At a recent rehearsal at the Thompson home, band members discussed why they decided to put out a CD now.
“Well, we have a very fine guitarist (Rominger) now,” Thomson said, with Coppock adding, “All we had before was Chip and me … and we aren’t really guitar players.”
“We’ve reconstituted and we’re celebrating that,” Thomson said. “We love to make music, and we were grateful for the opportunity.”
“Reconstituted” refers, of course, to the tragic loss of Oliver “Chip” Northup, one of the original Crawdads, who had played guitar and taken many of the lead vocals for the group since its formation 50 years ago.
“After we lost Chip, one of the things we did, was substitute duets for Chip’s solos,” Coppock said.
“Chip had a wonderful memory for words and for music,” Thomson said. The group laughed, fondly remembering their friend, but in agreement that Northup was religious about never changing the key, never modulating, never straying from the original way a song had been performed.
“There are certain songs we don’t sing any more because they were all Chip. Songs like “Strawberry Run” … he’s the only one who knew all the words!” Coppock said.
“There were lots of songs that I never had a role in singing and thus never learned the words,” Faye added.
The group paused to specify that the dedication of this album reads, “We dedicate this album to the memories of Oliver “Chip” Northup and Claudia Maupin. Chip was our lead singer for 48 years (1965-2013), and the warmth in his voice matched the warmth in his heart and spirit. They were two of the most generous and giving people we’ve known. We miss them deeply.”

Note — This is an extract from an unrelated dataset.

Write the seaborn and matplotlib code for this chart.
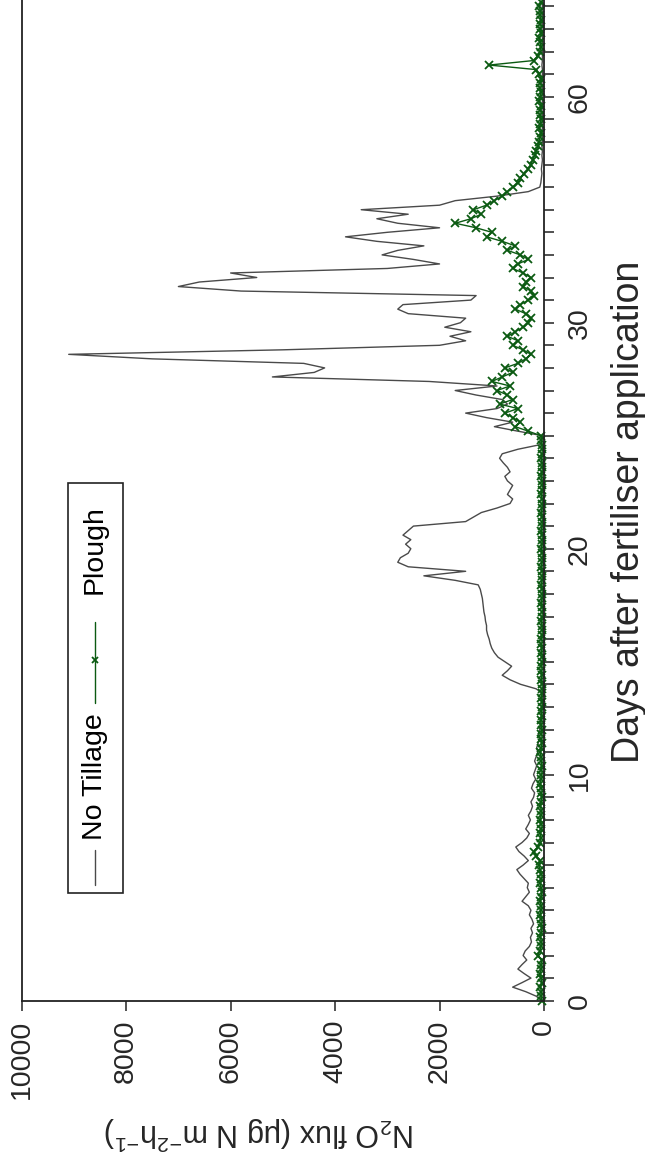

Ginsburg also talked about the value producer Keith Little has had in the Crawdad history and in the production of this album.
“Keith has helped the group grow vocally over the last several years,” Ginsburg said.
They met Little at a band camp and he became their producer, coach and friend. In fact, both CDs were recorded at the Crockett recording studio of Little’s singing partner, Jim Nunally.
“One of the things that really shows (comparing) our pre-Keith days and now is our understanding of arranging and the difference in what you can do when you are performing versus what you can do in a studio, in terms of what is happening behind the singing,” Laddish explained. “When you listen to our recording now versus when we first went into the studio in 2007 there’s a huge difference.”
They called this album “Rolling On” because they knew this is what Northup would have wanted — that the group keep “rolling on.”
In fact “Rolling on” is a theme which parenthetically encloses all of the 17 songs in this new album, which starts with a traditional bluegrass song, “I’m rolling on,” first recorded by Bill Monroe, the granddaddy of bluegrass, in a special Crawdad version.
The final song is Woody Guthrie’s “Roll On, Columbia,” recorded by the Crawdads in 2007, but never released until now. This version features Northup. “Chip’s voice, as you will hear, was something special,” the album cover states.
In between are popular tunes like Stephen Foster’s “Camptown Races,” and less familiar tunes like the instrumental “In Memory of Herbie MacLeod,” which features Laddish’s fiddle.
“Cap taught me the tune in about 2002, and we brought it to the full band when we were looking for an instrumental for this album,” Laddish said, explaining that it was inspired by the music of Cape Breton and was written by Jerry Holland in memory of Helen Thomson’s late father, Herbie.
After 50 years, what keeps these guys together is their enjoyment in playing together. Coppock remembers that he was told by Keith Little that the thing that drew him to the group in the first place was that they were the only group who had been together for a long time where the members all actually still liked each other.
Not to be found on this new album (but will be on the next CD, they promise) is a brand new song written for the Crawdads by John Rominger, which nicely traces the history of the group and sums up their popularity very well:
“Those crawdads have a knack for makin’ people want to smile.
They love to entertain their fans with a laid back down home style”
Come out to The Palms Playhouse on March 28 and get a preview of the new song, as well as the songs on the album. Let the Crawdads entertain you with their laid back style and let their music “soothe your mind.”